The Transitional Space to Learn Indigenous Law


The Transitional Space to Learn Indigenous Law

Do you recall your first day of law school? We remember that excited, yet uneasy feeling of being part of something new that would change our perception of the world. For many, we are at a similar juncture in our collective learning about Indigenous law.

People have engaged with Indigenous law since before there was a Canada. Indigenous peoples continue to live and practise their laws. Lawyers learn Indigenous law working alongside their clients or from their home communities. Scholars spend careers making Indigenous law visible, articulating and applying it to questions about citizenship, dispute resolution, and gender oppression. Legal research professionals collaborate with Indigenous communities seeking to revitalize their laws and respond to today’s challenges.

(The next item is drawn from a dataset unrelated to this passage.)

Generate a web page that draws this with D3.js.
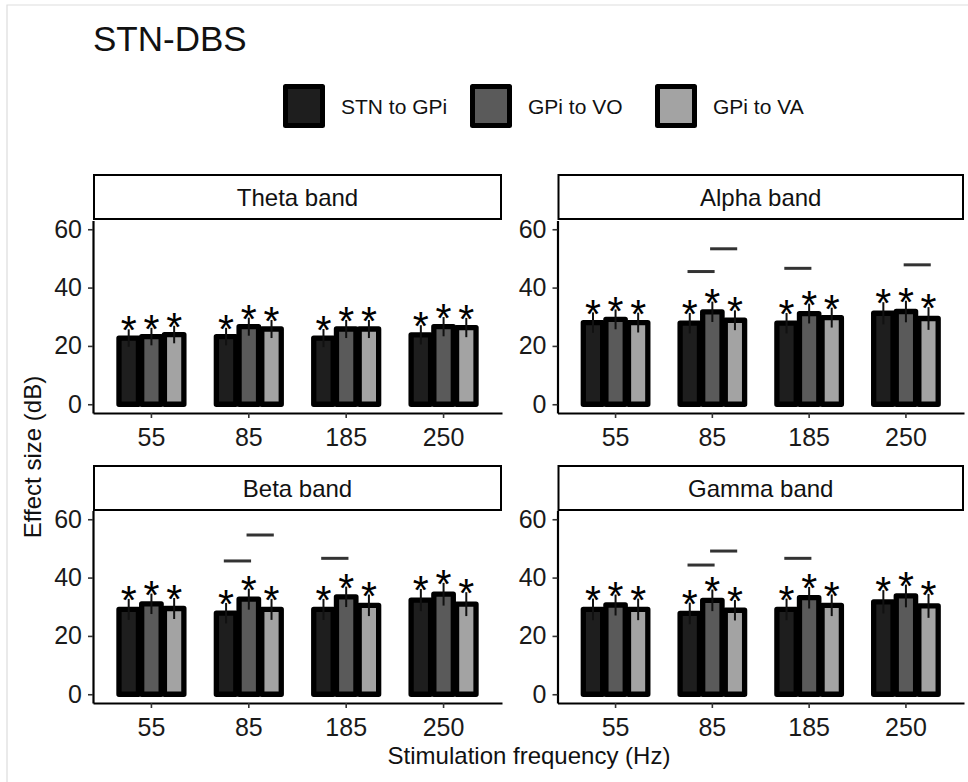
<!DOCTYPE html>
<html>
<head>
<meta charset="utf-8">
<script src="https://cdn.jsdelivr.net/npm/d3@7"></script>
<style>
  html, body { margin: 0; padding: 0; background: #fff; }
  svg { display: block; font-family: "Liberation Sans", Arial, Helvetica, sans-serif; }
</style>
</head>
<body>
<svg id="chart" width="968" height="782"></svg>
<script>
// ---- data ----
const frequencies = ["55", "85", "185", "250"];
const pathways = ["STN to GPi", "GPi to VO", "GPi to VA"];
const bands = ["Theta band", "Alpha band", "Beta band", "Gamma band"];
const yTicks = [0, 20, 40, 60];

// mean effect size (dB), one array per band, rows = pathway, columns = frequency
const thetaMean = [[22.7, 23.2, 22.7, 23.8], [23.2, 26.6, 25.8, 26.6], [23.9, 25.8, 25.8, 26.3]];
const alphaMean = [[28.0, 27.8, 27.8, 31.2], [29.1, 31.7, 31.1, 31.8], [28.0, 28.8, 29.7, 29.4]];
const betaMean  = [[29.1, 27.8, 29.1, 32.3], [31.0, 32.6, 33.4, 34.3], [29.4, 29.1, 30.5, 30.9]];
const gammaMean = [[29.1, 27.7, 29.1, 31.7], [30.6, 32.2, 33.1, 33.7], [29.1, 28.8, 30.5, 30.3]];

// standard error of each mean
const thetaErr = [[3.0, 3.0, 3.1, 3.3], [3.0, 3.1, 3.1, 3.3], [3.0, 3.1, 3.1, 3.3]];
const alphaErr = [[3.5, 3.5, 3.5, 3.8], [3.4, 3.5, 3.4, 3.7], [3.4, 3.4, 3.4, 3.9]];
const betaErr  = [[3.6, 3.5, 3.6, 3.8], [3.5, 3.6, 3.5, 3.9], [3.6, 3.6, 3.7, 4.1]];
const gammaErr = [[3.7, 3.7, 3.7, 4.0], [3.6, 3.7, 3.7, 3.9], [3.7, 3.5, 3.7, 4.1]];

// significant pairwise differences: band, frequency, the two pathways compared, bar height (dB)
const sigBand = ["Alpha band", "Alpha band", "Alpha band", "Alpha band",
                 "Beta band", "Beta band", "Beta band",
                 "Gamma band", "Gamma band", "Gamma band"];
const sigFreq = ["85", "85", "185", "250", "85", "85", "185", "85", "85", "185"];
const sigFrom = [0, 1, 0, 1, 0, 1, 0, 0, 1, 0];
const sigTo   = [1, 2, 1, 2, 1, 2, 1, 1, 2, 1];
const sigY    = [45.5, 53.3, 46.6, 47.8, 45.7, 54.6, 46.6, 44.3, 49.1, 46.6];

const means = [thetaMean, alphaMean, betaMean, gammaMean];
const errs = [thetaErr, alphaErr, betaErr, gammaErr];

// ---- layout ----
const fills = ["#1e1e1e", "#5a5a5a", "#a3a3a3"];
const cols = [[93, 502], [557.5, 964]];
const rows = [{ strip: [175, 219], panel: [220.5, 413] }, { strip: [466, 510], panel: [510.5, 703] }];

const svg = d3.select("#chart");

// outer frame
svg.append("path")
  .attr("d", "M7,782 V5 H968")
  .attr("fill", "none").attr("stroke", "#dddddd").attr("stroke-width", 1.2);

// title
svg.append("text").attr("x", 93).attr("y", 51)
  .attr("font-size", 35).attr("fill", "#111").text("STN-DBS");

// legend
const legendX = [283, 470, 655];
pathways.forEach((p, i) => {
  svg.append("rect")
    .attr("x", legendX[i] + 2.5).attr("y", 86.5).attr("width", 37).attr("height", 39)
    .attr("fill", fills[i]).attr("stroke", "#000").attr("stroke-width", 5)
    .attr("stroke-linejoin", "round");
  svg.append("text")
    .attr("x", legendX[i] + 58).attr("y", 113.5)
    .attr("font-size", 21).attr("fill", "#111").text(p);
});

// axis titles
svg.append("text")
  .attr("transform", "translate(41,457) rotate(-90)")
  .attr("text-anchor", "middle").attr("font-size", 24).attr("fill", "#111")
  .text("Effect size (dB)");
svg.append("text")
  .attr("x", 529).attr("y", 764).attr("text-anchor", "middle")
  .attr("font-size", 24).attr("fill", "#111")
  .text("Stimulation frequency (Hz)");

const starSize = 41;

bands.forEach((band, bi) => {
  const [x0, x1] = cols[bi % 2];
  const row = rows[Math.floor(bi / 2)];
  const [pt, pb] = row.panel;
  const g = svg.append("g");

  // strip
  g.append("rect")
    .attr("x", x0 + 1).attr("y", row.strip[0]).attr("width", x1 - x0 - 2)
    .attr("height", row.strip[1] - row.strip[0])
    .attr("fill", "#fff").attr("stroke", "#000").attr("stroke-width", 2);
  g.append("text")
    .attr("x", (x0 + x1) / 2).attr("y", (row.strip[0] + row.strip[1]) / 2 + 8.5)
    .attr("text-anchor", "middle").attr("font-size", 24).attr("fill", "#111")
    .text(band);

  // scales: discrete positions with 0.6-unit margins, 0.7-wide dodge groups
  const x = d3.scaleBand().domain(frequencies).range([x0, x1])
    .paddingInner(0.3).paddingOuter(0.25);
  const xi = d3.scaleBand().domain(d3.range(pathways.length)).range([0, x.bandwidth()]);
  const barW = x.step() * 0.2;
  const y = d3.scaleLinear().domain([-3, 63]).range([pb, pt]);
  const cx = (f, s) => x(f) + xi(s) + xi.bandwidth() / 2;

  // bars
  const bars = [];
  pathways.forEach((p, s) => frequencies.forEach((f, fi) => {
    bars.push({ s, f, m: means[bi][s][fi], e: errs[bi][s][fi] });
  }));
  g.selectAll("rect.bar").data(bars).join("rect").attr("class", "bar")
    .attr("x", d => cx(d.f, d.s) - barW / 2)
    .attr("width", barW)
    .attr("y", d => y(d.m))
    .attr("height", d => y(0) - y(d.m))
    .attr("fill", d => fills[d.s])
    .attr("stroke", "#000").attr("stroke-width", 5.3)
    .attr("stroke-linejoin", "round");

  // error bars
  g.selectAll("line.err").data(bars).join("line").attr("class", "err")
    .attr("x1", d => cx(d.f, d.s)).attr("x2", d => cx(d.f, d.s))
    .attr("y1", d => y(d.m + d.e)).attr("y2", d => y(d.m - d.e))
    .attr("stroke", "#111").attr("stroke-width", 2);

  // significance stars
  g.selectAll("text.star").data(bars).join("text").attr("class", "star")
    .attr("x", d => cx(d.f, d.s))
    .attr("y", d => y(d.m + d.e) + starSize * 0.43 - 2.5)
    .attr("text-anchor", "middle").attr("font-size", starSize).attr("fill", "#000")
    .text("*");

  // pairwise comparison bars
  const sig = sigBand.map((b, k) => ({ b, f: sigFreq[k], a: sigFrom[k], c: sigTo[k], v: sigY[k] }))
    .filter(d => d.b === band);
  g.selectAll("line.sig").data(sig).join("line").attr("class", "sig")
    .attr("x1", d => (cx(d.f, d.a) + cx(d.f, d.c)) / 2 - x.step() * 0.14)
    .attr("x2", d => (cx(d.f, d.a) + cx(d.f, d.c)) / 2 + x.step() * 0.14)
    .attr("y1", d => y(d.v)).attr("y2", d => y(d.v))
    .attr("stroke", "#333").attr("stroke-width", 3);

  // axes
  const ya = g.append("g").attr("transform", `translate(${x0},0)`)
    .call(d3.axisLeft(y).tickValues(yTicks).tickSize(5).tickSizeOuter(0).tickPadding(6));
  const xa = g.append("g").attr("transform", `translate(0,${pb})`)
    .call(d3.axisBottom(x).tickSize(5).tickSizeOuter(0).tickPadding(10));
  [ya, xa].forEach(a => {
    a.select(".domain").attr("stroke", "#000").attr("stroke-width", 2.2);
    a.selectAll(".tick line").attr("stroke", "#333").attr("stroke-width", 1.6);
    a.selectAll(".tick text").attr("font-size", 25).attr("fill", "#1a1a1a")
      .attr("font-family", "Liberation Sans, Arial, sans-serif");
  });
});
</script>
</body>
</html>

The baseline for this work shifted dramatically over the past five years. The legal profession experienced collective learning with the Truth and Reconciliation Commission’s Final Report (2015) and its Calls to Action 27 and 28. Lawyers recognize duties to see, learn and engage with Indigenous law in meaningful and respectful ways. This is an important step in addressing the history and legacy of Canadian law, and specifically how it has been used to dispossess Indigenous peoples from their lands and legal traditions.

We are on the cusp of a professional paradigm shift. The opening space for Indigenous law, and its accompanying ethical responsibilities, fills some with excitement, trepidation, and even discomfort. For many, this process involves relearning the nature of law and legal practice from the perspective of diverse and distinct Indigenous legal traditions.

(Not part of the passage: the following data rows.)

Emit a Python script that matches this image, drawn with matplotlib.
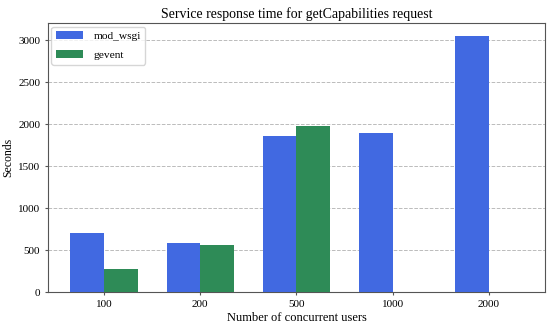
import matplotlib

matplotlib.use("Agg")
import matplotlib.pyplot as plt
import numpy as np

usuarios = ["100", "200", "500", "1000", "2000"]
mod_wsgi = [703, 587, 1858, 1894, 3050]
gevent = [278, 557, 1973, 0, 0]

plt.rcParams["font.family"] = ["Liberation Serif", "DejaVu Serif"]

x = np.arange(len(usuarios))
largura = 0.35

fig = plt.figure(figsize=(5.5, 3.26), dpi=100)
ax = fig.add_axes([0.087, 0.104, 0.904, 0.825])
ax.bar(x, mod_wsgi, -largura, align="edge", color="royalblue", label="mod_wsgi", zorder=3)
ax.bar(x, gevent, largura, align="edge", color="seagreen", label="gevent", zorder=3)

ax.set_xticks(x)
ax.set_xticklabels(usuarios)
ax.tick_params(labelsize=8, length=2.5, pad=3, color="#555555")
for lado in ax.spines.values():
    lado.set_color("#555555")
ax.set_xlabel("Number of concurrent users", fontsize=9, labelpad=2)
ax.set_ylabel("Seconds", fontsize=8.5, labelpad=3)
ax.set_title("Service response time for getCapabilities request", fontsize=10, pad=4)
ax.yaxis.grid(True, ls="--", color="#bbbbbb", lw=0.7, zorder=0)
ax.legend(loc="upper left", fontsize=8.2, labelspacing=0.8, handlelength=2.4,
          handletextpad=0.9, borderaxespad=0.3)

fig.savefig("out.png", dpi=100)
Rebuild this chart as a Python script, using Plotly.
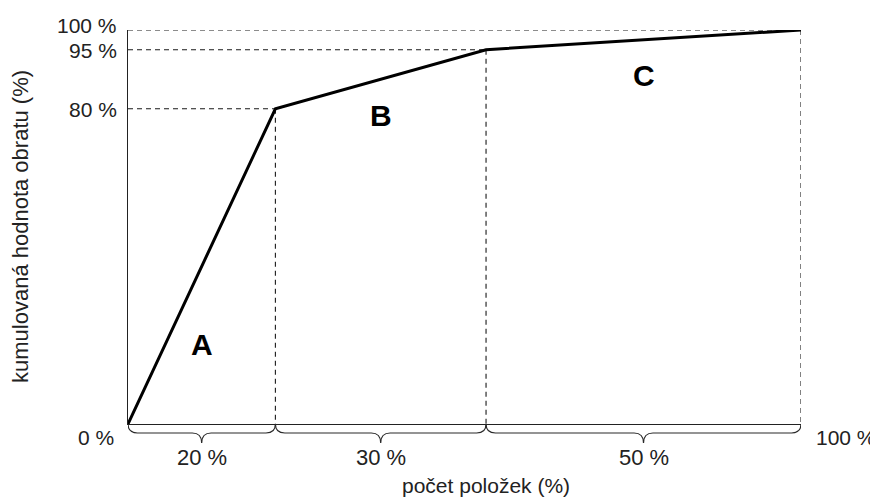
import plotly.graph_objects as go

# Data
cum_items = [0, 21.9, 53.2, 100]      # cumulative share of items (%), as drawn
cum_value = [0, 80, 95, 100]          # cumulative turnover (%)
segment_labels = ["20 %", "30 %", "50 %"]
class_labels = ["A", "B", "C"]
class_label_y = [20.3, 78.4, 88.5]
y_tick_vals = [100, 95, 80]
y_tick_text = ["100 %", "95 %", "80 %"]

FONT = "Liberation Sans, Arial, sans-serif"
DASH_COLOR = "#1a1a1a"
TXT = "#222222"

# page body has an 8px margin; plot area 128..801 x 30..424 on the page
W, H = 870, 491
L, T = 120, 22
PW, PH = 673, 394
R, B = W - L - PW, H - T - PH

fig = go.Figure()

# dashed guide lines
for xv, yv in zip(cum_items[1:], cum_value[1:]):
    fig.add_trace(go.Scatter(x=[0, xv], y=[yv, yv], mode="lines",
                             line=dict(color=DASH_COLOR, width=1.1, dash="5px,4px"),
                             hoverinfo="skip", showlegend=False))
    fig.add_trace(go.Scatter(x=[xv, xv], y=[yv, 0], mode="lines",
                             line=dict(color=DASH_COLOR, width=1.1, dash="5px,4px"),
                             hoverinfo="skip", showlegend=False))

# main curve
fig.add_trace(go.Scatter(x=cum_items, y=cum_value, mode="lines",
                         line=dict(color="black", width=3),
                         hoverinfo="skip", showlegend=False))

# curly braces under x axis (x in data, y in paper)
ym, yt = -9 / PH, -19 / PH
r = 1.4
for x0, x1 in zip(cum_items[:-1], cum_items[1:]):
    mid = (x0 + x1) / 2
    path = (f"M {x0},0 Q {x0},{ym} {x0 + r},{ym} L {mid - r},{ym} "
            f"Q {mid},{ym} {mid},{yt} Q {mid},{ym} {mid + r},{ym} "
            f"L {x1 - r},{ym} Q {x1},{ym} {x1},0")
    fig.add_shape(type="path", path=path, xref="x", yref="paper",
                  line=dict(color="#2a2a2a", width=1.2))

annotations = []
for xv0, xv1, lab in zip(cum_items[:-1], cum_items[1:], segment_labels):
    annotations.append(dict(x=(xv0 + xv1) / 2, y=-33 / PH, xref="x", yref="paper",
                            text=lab, showarrow=False, xanchor="center", yanchor="middle",
                            font=dict(family=FONT, size=22, color=TXT)))
for xv0, xv1, lab, ly in zip(cum_items[:-1], cum_items[1:], class_labels, class_label_y):
    annotations.append(dict(x=(xv0 + xv1) / 2, y=ly, xref="x", yref="y",
                            text=f"<b>{lab}</b>", showarrow=False,
                            xanchor="center", yanchor="middle",
                            font=dict(family=FONT, size=30, color="black")))
for v, t in zip(y_tick_vals, y_tick_text):
    annotations.append(dict(x=0, y=v, xref="paper", yref="y", text=t,
                            showarrow=False, xanchor="right", yanchor="middle", xshift=-9,
                            yshift=(5 if v == 100 else -1),
                            font=dict(family=FONT, size=21, color=TXT)))
annotations.append(dict(x=0, y=0, xref="paper", yref="y", text="0 %",
                        showarrow=False, xanchor="right", yanchor="middle",
                        xshift=-12, yshift=-13,
                        font=dict(family=FONT, size=21, color=TXT)))
annotations.append(dict(x=1, y=0, xref="paper", yref="y", text="100 %",
                        showarrow=False, xanchor="left", yanchor="middle",
                        xshift=13, yshift=-13,
                        font=dict(family=FONT, size=21, color=TXT)))
annotations.append(dict(x=(486 - 128) / PW, y=-(486 - 424) / PH,
                        xref="paper", yref="paper", text="počet položek (%)",
                        xanchor="center", yanchor="middle",
                        showarrow=False, font=dict(family=FONT, size=21, color=TXT)))
annotations.append(dict(x=-(128 - 20) / PW, y=0.5, xref="paper", yref="paper",
                        text="kumulovaná hodnota obratu (%)", textangle=-90,
                        xanchor="center", yanchor="middle",
                        showarrow=False, font=dict(family=FONT, size=22, color=TXT)))

fig.update_layout(
    width=W, height=H,
    margin=dict(l=L, r=R, t=T, b=B),
    plot_bgcolor="white", paper_bgcolor="white",
    showlegend=False,
    xaxis=dict(range=[0, 100], showgrid=False, zeroline=False, showticklabels=False,
               ticks="", showline=True, linecolor="#222", linewidth=1, fixedrange=True),
    yaxis=dict(range=[0, 100], showgrid=False, zeroline=False, showticklabels=False,
               ticks="", showline=True, linecolor="#222", linewidth=1, fixedrange=True),
    annotations=annotations,
)

fig.write_html("out.html")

How the legal profession responds in this moment matters.

Irrespective of discomfort or debates about Indigenous law’s place in legal practice, the demand from clients, nations, governments and the judiciary to articulate, apply and implement Indigenous law is intensifying. And Canadian law will continue to dominate our legal imaginations if we don’t find ways to take seriously, understand, and include Indigenous legal reasoning, processes, principles, and institutions in these efforts.

Ignoring what challenges us in this moment isn’t an option if we want Indigenous law to flourish in all of its richness. Instead, we might accept personal discomfort as a necessary reflection of what it takes to re-imagine our profession. The work ahead requires us to re-think the location of expertise as solely in the body of the lawyer, build relationships and collaborate in new ways, and develop new critical thinking, reasoning and listening skills.

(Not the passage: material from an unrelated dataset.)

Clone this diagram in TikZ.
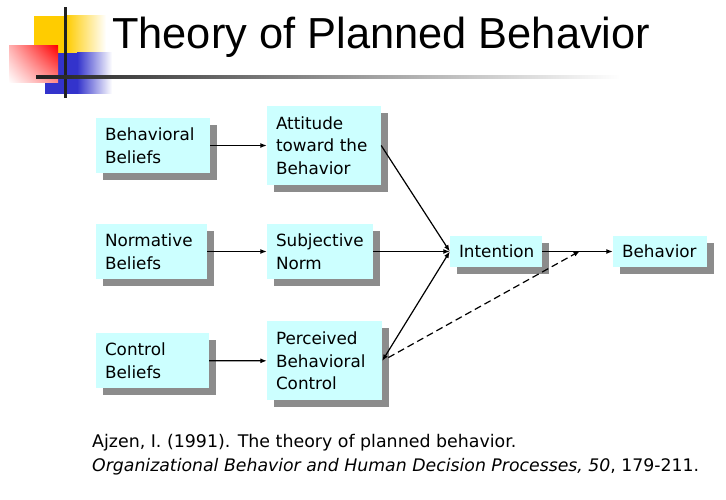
\documentclass[tikz,border=0pt]{standalone}
\usepackage{fontspec}
\setmainfont{DejaVu Sans}
\newfontfamily\titlefont{Liberation Sans}
\usetikzlibrary{arrows.meta,shadows,shadings}
\definecolor{boxcyan}{HTML}{CCFFFF}
\definecolor{shadowgray}{HTML}{8C8C8C}
\definecolor{decoyellow}{HTML}{FFCC00}
\definecolor{decoblue}{HTML}{3333CC}
\tikzset{
    >={Latex[length=6.5pt,width=5pt]},
    box/.style={rectangle, fill=boxcyan, inner xsep=9pt, inner ysep=3pt,
        align=left, font=\fontsize{16.8}{22.5}\selectfont,
        general shadow={fill=shadowgray, shadow xshift=7pt, shadow yshift=-7pt}},
    twoline/.style={box, minimum height=55pt},
    threeline/.style={box, minimum height=79pt},
    oneline/.style={box, minimum height=31pt},
    link/.style={->, line width=1.2pt},
}
\begin{document}
\begin{tikzpicture}[x=1pt,y=1pt]
    \path[use as bounding box] (0,0) rectangle (726,500);
    % corner decoration
    \fill[decoyellow] (34,447) rectangle (66,484);
    \shade[left color=decoyellow, right color=white] (66,447) rectangle (106,484);
    \fill[decoblue] (45,406) rectangle (77,447);
    \shade[left color=decoblue, right color=white] (77,406) rectangle (112,447);
    \shade[upper right=red, lower left=white, upper left=red!30, lower right=red!45]
        (9,417) rectangle (58,454);
    \fill[black!87] (64,402) rectangle (67,493);
    \shade[left color=black!87, right color=white] (36,421.5) rectangle (620,424.5);
    % title
    \node[anchor=base west, inner sep=0pt, font=\titlefont\fontsize{43.4}{50}\selectfont]
        (title) at (112,451) {Theory of Planned Behavior};
    % boxes
    \node[twoline, text width=96pt] (bb) at (153,354.5) {Behavioral\\Beliefs};
    \node[threeline, text width=96pt] (att) at (324,354.5) {Attitude\\toward the\\Behavior};
    \node[twoline, text width=93pt] (nb) at (151.5,248.5) {Normative\\Beliefs};
    \node[twoline, text width=88pt] (sn) at (320,248.5) {Subjective\\Norm};
    \node[twoline, text width=95pt] (cb) at (152.5,139.5) {Control\\Beliefs};
    \node[threeline, text width=97pt] (pbc) at (324.5,139) {Perceived\\Behavioral\\Control};
    \node[oneline, text width=74pt] (int) at (496,248.5) {Intention};
    \node[oneline, text width=76pt] (beh) at (660,248.5) {Behavior};
    \coordinate (pbcend) at (580,249);
    % arrows
    \draw[link] (bb) -- (att);
    \draw[link] (nb) -- (sn);
    \draw[link] (cb) -- (pbc);
    \draw[link] (att.east) -- (int.west);
    \draw[link] (sn) -- (int);
    \draw[link, <->] (pbc.east) -- (int.west);
    \draw[link] (int) -- (beh);
    \draw[->, line width=1.2pt, dash pattern=on 7pt off 4pt, shorten <=7pt] (pbc.east) -- (pbcend);
    % reference
    \node[anchor=base west, inner sep=0pt, font=\fontsize{17.4}{22}\selectfont]
        (ref1) at (92,52) {Ajzen, I. (1991). The theory of planned behavior.};
    \node[anchor=base west, inner sep=0pt, font=\fontsize{17.3}{22}\selectfont]
        (ref2) at (92,28) {\textit{Organizational Behavior and Human Decision Processes, 50}, 179-211.};
\end{tikzpicture}
\end{document}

An equally important challenge is mentorship. The first cohort from UVic’s joint degree program in Canadian Common Law and Indigenous Legal Orders (JD/JID) graduates in 2022. These are not the first or only students eager to reflect the multi-juridical reality of Canada. But, they cannot carry this burden alone or without support. Nor should we dismiss or ignore their education, especially their exposure to Indigenous law and trans-systemic legal thinking. Instead, we should welcome, include, and value them for what they can teach us as we collectively reshape and broaden legal practice.

The challenge before us may seem overwhelming or untenable. We invite you to think back to your entry into the legal profession. It took law school, articling, and years of practise to achieve competency. For many, it will undoubtedly take longer to learn how to make space for Indigenous law on its own terms. There will be excitement and discomfort. But, if taken seriously, our collective learning will better us, our profession, and our relationships to the diverse legal traditions of the lands on which we practise.